[begin SUPPLIED MATERIAL]
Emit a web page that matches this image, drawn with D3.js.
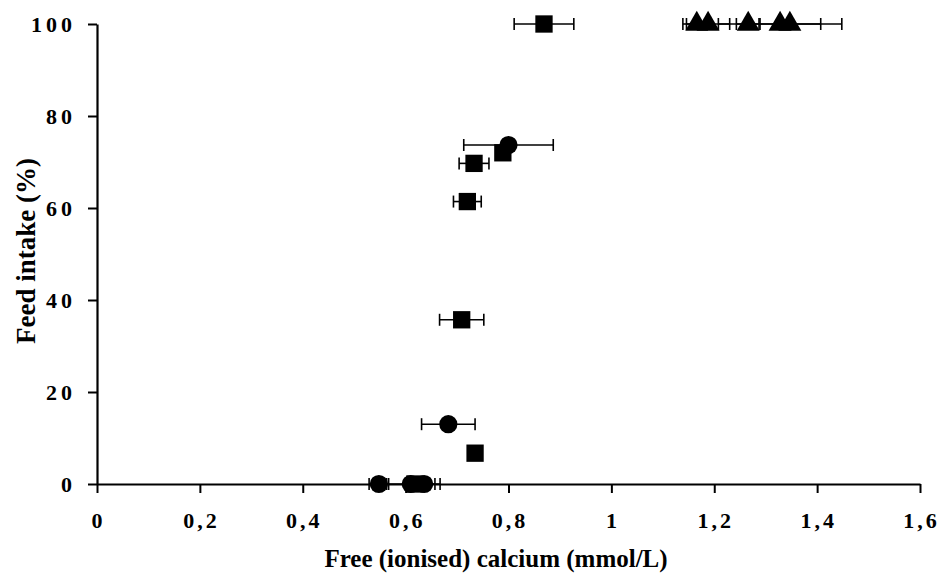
<!DOCTYPE html>
<html>
<head>
<meta charset="utf-8">
<script src="https://cdn.jsdelivr.net/npm/d3@7"></script>
<style>
  body { margin: 0; background: #fff; }
  text { font-family: "Liberation Serif", "Times New Roman", serif; font-weight: bold; fill: #000; }
</style>
</head>
<body>
<div id="chart"></div>
<script>
// calcium (mmol/L), feed intake (%), horizontal error (+/-)
var squareX   = [0.869, 0.789, 0.733, 0.720, 0.709, 0.735, 0.618];
var squareY   = [100,   72,    69.7,  61.4,  35.7,  6.7,   0];
var squareErr = [0.058, 0,     0.029, 0.027, 0.043, 0,     0];

var circleX   = [0.800, 0.683, 0.548, 0.610, 0.636];
var circleY   = [73.7,  13,    0,     0,     0];
var circleErr = [0.087, 0.052, 0.019, 0.047, 0.031];

var triangleX   = [1.166, 1.188, 1.266, 1.328, 1.347];
var triangleY   = [100,   100,   100,   100,   100];
var triangleErr = [0.027, 0.042, 0.023, 0.12,  0.06];

var xTicks = [0, 0.2, 0.4, 0.6, 0.8, 1, 1.2, 1.4, 1.6];
var yTicks = [0, 20, 40, 60, 80, 100];

var outerWidth = 939, outerHeight = 576;
var margin = {top: 24, right: 18, bottom: 92, left: 97};

var svg = d3.select("#chart").append("svg")
  .attr("width", outerWidth)
  .attr("height", outerHeight);

var g = svg.append("g")
  .attr("transform", "translate(" + margin.left + "," + margin.top + ")");

var width = outerWidth - margin.left - margin.right;
var height = outerHeight - margin.top - margin.bottom;

var x = d3.scaleLinear().domain([0, 1.6]).range([0, width - 1]);
var y = d3.scaleLinear().domain([0, 100]).range([height, 0]);

var fmt = function(d){ return String(d).replace(".", ","); };

var xAxis = g.append("g")
  .attr("transform", "translate(0," + height + ")")
  .call(d3.axisBottom(x).tickValues(xTicks).tickFormat(fmt).tickSize(9).tickSizeOuter(0));

var yAxis = g.append("g")
  .call(d3.axisLeft(y).tickValues(yTicks).tickSize(9).tickSizeOuter(0));

[xAxis, yAxis].forEach(function(a){
  a.select(".domain").attr("stroke", "#000").attr("stroke-width", 2.2);
  a.selectAll(".tick line").attr("stroke", "#000").attr("stroke-width", 2);
  a.selectAll(".tick text")
    .attr("font-family", "Liberation Serif, serif")
    .attr("font-weight", "bold")
    .attr("font-size", 22)
    .attr("fill", "#000");
});
xAxis.selectAll(".tick text").attr("letter-spacing", 3).attr("y", 44).attr("dy", 0).attr("dx", 1);
yAxis.selectAll(".tick text").attr("letter-spacing", 4).attr("x", -21).attr("dy", "0.34em");

// axis titles
svg.append("text")
  .attr("x", 496).attr("y", 567)
  .attr("text-anchor", "middle")
  .attr("font-size", 25)
  .text("Free (ionised) calcium (mmol/L)");

svg.append("text")
  .attr("transform", "translate(35,251) rotate(-90)")
  .attr("text-anchor", "middle")
  .attr("font-size", 27)
  .text("Feed intake (%)");

// error bars
function errorBars(xs, ys, errs) {
  var data = xs.map(function(d, i){ return {x: d, y: ys[i], e: errs[i]}; })
    .filter(function(d){ return d.e > 0; });
  var eb = g.append("g").attr("stroke", "#000").attr("stroke-width", 1.6);
  eb.selectAll(".bar").data(data).enter().append("line")
    .attr("x1", function(d){ return x(d.x - d.e); })
    .attr("x2", function(d){ return x(d.x + d.e); })
    .attr("y1", function(d){ return y(d.y); })
    .attr("y2", function(d){ return y(d.y); });
  [-1, 1].forEach(function(s){
    eb.selectAll(".cap" + s).data(data).enter().append("line")
      .attr("x1", function(d){ return x(d.x + s * d.e); })
      .attr("x2", function(d){ return x(d.x + s * d.e); })
      .attr("y1", function(d){ return y(d.y) - 6; })
      .attr("y2", function(d){ return y(d.y) + 6; });
  });
}

errorBars(squareX, squareY, squareErr);
errorBars(circleX, circleY, circleErr);
errorBars(triangleX, triangleY, triangleErr);

function points(xs, ys, type, size) {
  g.append("g").selectAll("path")
    .data(xs.map(function(d, i){ return [d, ys[i]]; }))
    .enter().append("path")
    .attr("transform", function(d){ return "translate(" + x(d[0]) + "," + y(d[1]) + ")"; })
    .attr("d", d3.symbol().type(type).size(size))
    .attr("fill", "#000");
}

points(squareX, squareY, d3.symbolSquare, 300);
points(circleX, circleY, d3.symbolCircle, 260);
points(triangleX, triangleY, d3.symbolTriangle, 230);
</script>
</body>
</html>
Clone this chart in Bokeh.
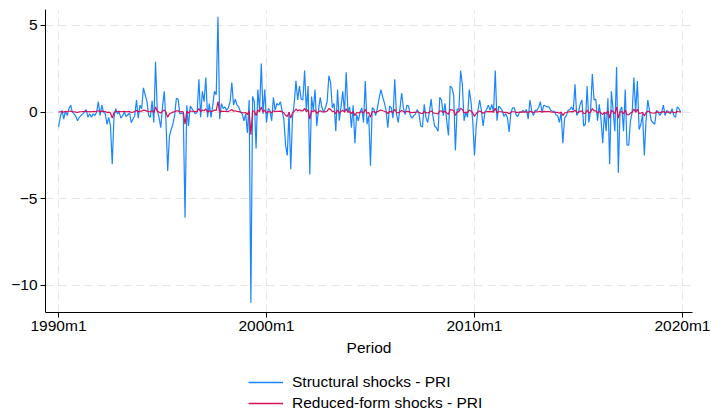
from bokeh.plotting import figure
from bokeh.models import Range1d, FixedTicker, Legend, LegendItem
from bokeh.layouts import column
from bokeh.embed import file_html
from bokeh.resources import INLINE

# Monthly shocks, 1990m1 .. 2019m12 (one row per year)
structural = [
    -0.85, -0.3, 0.1, -0.4, 0.05, -0.2, 0.2, 0.4, 0.0, -0.1, -0.25, -0.5,      # 1990
    -0.3, -0.2, -0.1, 0.0, 0.15, -0.3, -0.1, -0.3, -0.1, -0.2, 0.0, 0.6,       # 1991
    -0.2, 0.4, 0.0, -0.1, -0.7, -0.3, -0.8, -3.0, -0.3, 0.2, -0.1, 0.0,        # 1992
    -0.35, -0.2, 0.0, -0.25, -0.15, -0.05, -0.6, -0.4, -0.2, 0.7, -0.35, 0.4,  # 1993
    0.2, 1.4, 1.0, 0.65, -0.2, -0.3, 0.65, -0.6, 2.9, 0.1, -0.3, -0.9,         # 1994
    0.3, 1.2, -0.5, -3.4, -1.4, -1.0, -0.7, -0.2, 0.8, 0.75, -0.1, -0.05,      # 1995
    -0.1, -6.1, 0.4, -0.8, 0.35, 0.2, 0.05, -0.1, 0.0, 1.9, -0.3, 1.2,         # 1996
    0.6, 2.0, -0.3, 0.5, -0.3, 0.4, 1.2, 1.0, 5.5, -0.4, 0.5, 0.2,             # 1997
    0.3, 0.1, 0.25, 0.6, 1.7, 0.4, 0.75, 0.4, 0.3, 0.0, -0.1, -0.5,            # 1998
    -0.1, -1.2, 0.7, -11.0, 0.9, 0.6, -2.1, 1.3, 0.1, 2.8, -0.1, 1.3,          # 1999
    -0.6, 0.2, 0.1, -0.5, 0.85, 0.1, 0.5, 0.4, 0.6, 0.1, -0.4, -1.9,           # 2000
    -2.5, 0.0, -3.3, -0.3, 0.5, 1.8, 0.7, 1.5, 0.75, 0.7, 2.4, 0.1,            # 2001
    1.5, -3.6, 0.9, 0.1, 1.3, -0.8, 0.1, 0.85, 0.25, 0.0, 0.25, 0.6,           # 2002
    2.1, 1.7, 0.25, 0.5, -1.1, 1.3, -0.5, 0.3, 1.2, 0.0, 2.3, 0.0,             # 2003
    0.3, -0.9, 0.4, -1.8, -0.15, -0.5, 0.0, 0.25, -0.6, 1.8, -0.7, -0.2,       # 2004
    -3.1, 0.25, 0.15, -0.2, 0.25, 0.8, 1.3, 0.9, 0.55, 0.1, -0.9, 0.35,        # 2005
    0.25, -0.35, 1.9, -0.1, -0.6, 0.2, 1.1, 0.25, -0.15, 0.4, 0.35, -0.2,      # 2006
    -0.35, -0.2, -0.1, 0.15, -0.1, -0.8, -0.85, 0.45, -0.3, -0.6, 0.0, 0.75,   # 2007
    -0.2, -0.8, -0.9, -1.1, 0.85, 0.7, -0.2, 0.5, -0.5, -1.35, 1.5, 1.4,       # 2008
    1.0, -2.2, 0.2, 0.1, 2.4, 1.6, -0.5, 0.0, -0.3, 1.3, 0.6, -0.5,            # 2009
    -2.5, -0.8, 0.1, 0.7, 0.1, -0.8, 0.0, 0.15, 0.4, 0.1, 0.45, 0.0,           # 2010
    2.4, -0.5, 0.35, 0.25, 0.1, -0.25, -0.1, -0.3, -1.15, -0.05, 0.25, 0.25,   # 2011
    -0.15, -0.25, 0.0, 0.0, 0.1, 0.0, 0.15, -0.4, 0.7, 0.1, -0.2, 0.1,         # 2012
    0.1, 0.25, 0.6, 0.0, 0.4, 0.35, 0.3, 0.3, 0.1, 0.05, 0.05, -0.15,          # 2013
    -0.2, -0.6, 0.0, -1.8, -0.35, -0.2, 0.1, 0.15, 0.3, 0.1, 1.6, -0.2,        # 2014
    0.0, 0.45, 0.7, -0.8, -0.7, 1.5, -0.6, 0.1, 2.2, 0.7, 0.75, -0.5,          # 2015
    0.45, -0.4, -1.8, 0.0, -1.1, 0.8, -3.0, 1.2, 0.1, -1.1, 2.6, -3.5,         # 2016
    0.1, 0.3, -1.1, 1.3, -1.9, -1.9, -0.5, 0.0, 2.0, 0.0, 1.8, -1.0,           # 2017
    -0.7, -0.1, -2.5, -0.5, 0.7, 0.1, -0.5, -0.6, -0.7, 0.1, 0.0, -0.2,        # 2018
    0.0, 0.4, -0.2, 0.1, 0.0, -0.1, 0.2, -0.2, -0.3, 0.3, 0.2, 0.0,            # 2019
]

reduced_form = [
    0.0, 0.02, 0.03, 0.0, 0.04, 0.02, 0.05, 0.06, 0.03, 0.02, 0.0, -0.02,        # 1990
    0.01, 0.02, 0.03, 0.04, 0.05, 0.02, 0.03, 0.02, 0.04, 0.03, 0.05, 0.08,      # 1991
    0.03, 0.06, 0.04, 0.03, -0.02, 0.0, -0.05, -0.35, -0.05, 0.05, 0.03, 0.04,   # 1992
    0.02, 0.03, 0.04, 0.02, 0.03, 0.04, -0.02, 0.0, 0.03, 0.1, 0.02, 0.06,       # 1993
    0.05, 0.12, 0.1, 0.06, 0.03, 0.02, 0.08, -0.02, 0.3, 0.05, 0.0, -0.05,       # 1994
    0.06, 0.12, 0.0, -0.3, -0.1, -0.05, 0.0, 0.03, 0.08, 0.07, 0.02, 0.03,       # 1995
    0.02, -0.7, 0.05, -0.05, 0.06, 0.05, 0.04, 0.03, 0.04, 0.2, 0.02, 0.12,      # 1996
    0.08, 0.18, 0.0, 0.07, 0.02, 0.06, 0.12, 0.1, 0.6, 0.0, 0.06, 0.04,          # 1997
    0.05, 0.03, 0.04, 0.08, 0.15, 0.05, 0.08, 0.04, 0.03, 0.0, -0.02, -0.05,     # 1998
    -0.02, -0.15, 0.06, -1.3, 0.08, 0.05, -0.2, 0.12, 0.02, 0.3, 0.0, 0.12,      # 1999
    -0.06, 0.03, 0.02, -0.05, 0.08, 0.02, 0.05, 0.04, 0.06, 0.02, -0.04, -0.18,  # 2000
    -0.25, 0.0, -0.35, -0.04, 0.05, 0.18, 0.07, 0.14, 0.07, 0.07, 0.22, 0.02,    # 2001
    0.14, -0.4, 0.09, 0.02, 0.12, -0.08, 0.02, 0.08, 0.03, 0.01, 0.03, 0.06,     # 2002
    0.2, 0.16, 0.03, 0.05, -0.1, 0.12, -0.05, 0.03, 0.11, 0.0, 0.2, 0.0,         # 2003
    0.03, -0.08, 0.04, -0.2, -0.02, -0.05, 0.0, 0.03, -0.06, 0.16, -0.07, -0.02, # 2004
    -0.3, 0.03, 0.02, -0.02, 0.03, 0.07, 0.12, 0.08, 0.05, 0.01, -0.08, 0.04,    # 2005
    0.03, -0.03, 0.17, -0.01, -0.05, 0.02, 0.1, 0.03, -0.01, 0.04, 0.03, -0.02,  # 2006
    -0.03, -0.02, -0.01, 0.02, -0.01, -0.07, -0.08, 0.04, -0.03, -0.05, 0.0, 0.07,  # 2007
    -0.02, -0.07, -0.08, -0.1, 0.08, 0.06, -0.02, 0.05, -0.05, -0.12, 0.14, 0.13,   # 2008
    0.09, -0.2, 0.02, 0.01, 0.22, 0.15, -0.05, 0.0, -0.03, 0.12, 0.06, -0.05,    # 2009
    -0.25, -0.08, 0.01, 0.06, 0.01, -0.07, 0.0, 0.02, 0.04, 0.01, 0.04, 0.0,     # 2010
    0.22, -0.05, 0.03, 0.02, 0.01, -0.02, -0.01, -0.03, -0.1, 0.0, 0.02, 0.02,   # 2011
    -0.01, -0.02, 0.0, 0.0, 0.01, 0.0, 0.02, -0.04, 0.06, 0.01, -0.02, 0.01,     # 2012
    0.01, 0.02, 0.05, 0.0, 0.04, 0.03, 0.03, 0.03, 0.01, 0.0, 0.0, -0.01,        # 2013
    -0.02, -0.06, 0.0, -0.2, -0.04, -0.02, 0.01, 0.02, 0.03, 0.01, 0.12, -0.02,  # 2014
    0.0, 0.04, 0.07, -0.08, -0.07, 0.12, -0.06, 0.01, 0.2, 0.07, 0.07, -0.05,    # 2015
    0.04, -0.04, -0.15, 0.0, -0.1, 0.07, -0.35, 0.12, 0.01, -0.1, 0.3, -0.35,    # 2016
    0.02, 0.03, -0.1, 0.12, -0.15, -0.16, -0.05, 0.0, 0.18, 0.0, 0.16, -0.08,    # 2017
    -0.06, -0.01, -0.22, -0.04, 0.06, 0.01, -0.04, -0.05, -0.06, 0.01, 0.0, -0.02,  # 2018
    0.0, 0.03, -0.02, 0.01, 0.0, -0.01, 0.02, -0.02, -0.03, 0.03, 0.02, 0.0,     # 2019
]

# months since 1990m1
months = list(range(len(structural)))

x_tick_pos = [0, 120, 240, 360]
x_tick_labels = ["1990m1", "2000m1", "2010m1", "2020m1"]
y_tick_pos = [-10, -5, 0, 5]

series_labels = ["Structural shocks - PRI", "Reduced-form shocks - PRI"]
series_colors = ["#1a85ff", "#d41159"]

FONT = "Liberation Sans"
FSIZE = "15.5px"

# ---- main chart ----
p = figure(width=711, height=362, output_backend="svg", toolbar_location=None,
           x_range=Range1d(-7.5, 365.8), y_range=Range1d(-11.56, 5.92),
           min_border_left=45, min_border_right=19, min_border_top=9,
           min_border_bottom=50)
p.outline_line_color = None
p.background_fill_color = "white"
p.border_fill_color = "white"

r1 = p.line(months, structural, line_color=series_colors[0], line_width=1.2)
r2 = p.line(months, reduced_form, line_color=series_colors[1], line_width=1.2)

p.xaxis.ticker = FixedTicker(ticks=x_tick_pos)
p.xaxis.major_label_overrides = {t: l for t, l in zip(x_tick_pos, x_tick_labels)}
p.yaxis.ticker = FixedTicker(ticks=y_tick_pos)
p.xaxis.axis_label = "Period"

for ax in (p.xaxis, p.yaxis):
    ax.major_label_text_font = FONT
    ax.major_label_text_font_size = FSIZE
    ax.major_label_text_color = "#000000"
    ax.axis_label_text_font = FONT
    ax.axis_label_text_font_size = FSIZE
    ax.axis_label_text_font_style = "normal"
    ax.axis_label_text_color = "#000000"
    ax.minor_tick_line_color = None
    ax.major_tick_in = 0
    ax.major_tick_out = 5
    ax.axis_line_color = "#000000"
    ax.major_tick_line_color = "#000000"
p.xaxis.major_label_standoff = -1
p.xaxis.axis_label_standoff = 2
p.yaxis.major_label_standoff = 3

p.xgrid.ticker = FixedTicker(ticks=x_tick_pos)
p.ygrid.ticker = FixedTicker(ticks=y_tick_pos)
for g in (p.xgrid, p.ygrid):
    g.grid_line_color = "#e6e6e6"
    g.grid_line_dash = "8 5"
    g.grid_line_width = 1

# ---- legend strip below the chart ----
lg = figure(width=711, height=52, output_backend="svg", toolbar_location=None,
            x_range=Range1d(0, 1), y_range=Range1d(0, 1),
            x_axis_type=None, y_axis_type=None, min_border=0)
lg.outline_line_color = None
lg.grid.visible = False
lg.border_fill_color = "white"
nan = float("nan")
k1 = lg.line([nan], [nan], line_color=series_colors[0], line_width=1.5)
k2 = lg.line([nan], [nan], line_color=series_colors[1], line_width=1.5)

legend = Legend(items=[LegendItem(label=series_labels[0], renderers=[k1]),
                       LegendItem(label=series_labels[1], renderers=[k2])],
                location=(203, 2), orientation="vertical",
                glyph_width=35, glyph_height=18, label_height=18,
                label_standoff=9, spacing=3, padding=0, margin=0,
                border_line_color=None, background_fill_alpha=0,
                label_text_font=FONT, label_text_font_size=FSIZE,
                label_text_color="#000000")
lg.add_layout(legend, "center")

layout = column(p, lg, spacing=0)
open("out.html", "w").write(file_html(layout, INLINE))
[end SUPPLIED MATERIAL]
> [GIVEN REQUEST]
Identify every line holding the word "this" and copy it out.

> [EXERCISE ANSWER]
Emit a web page that matches this image, drawn with D3.js.
Clone this chart in Bokeh.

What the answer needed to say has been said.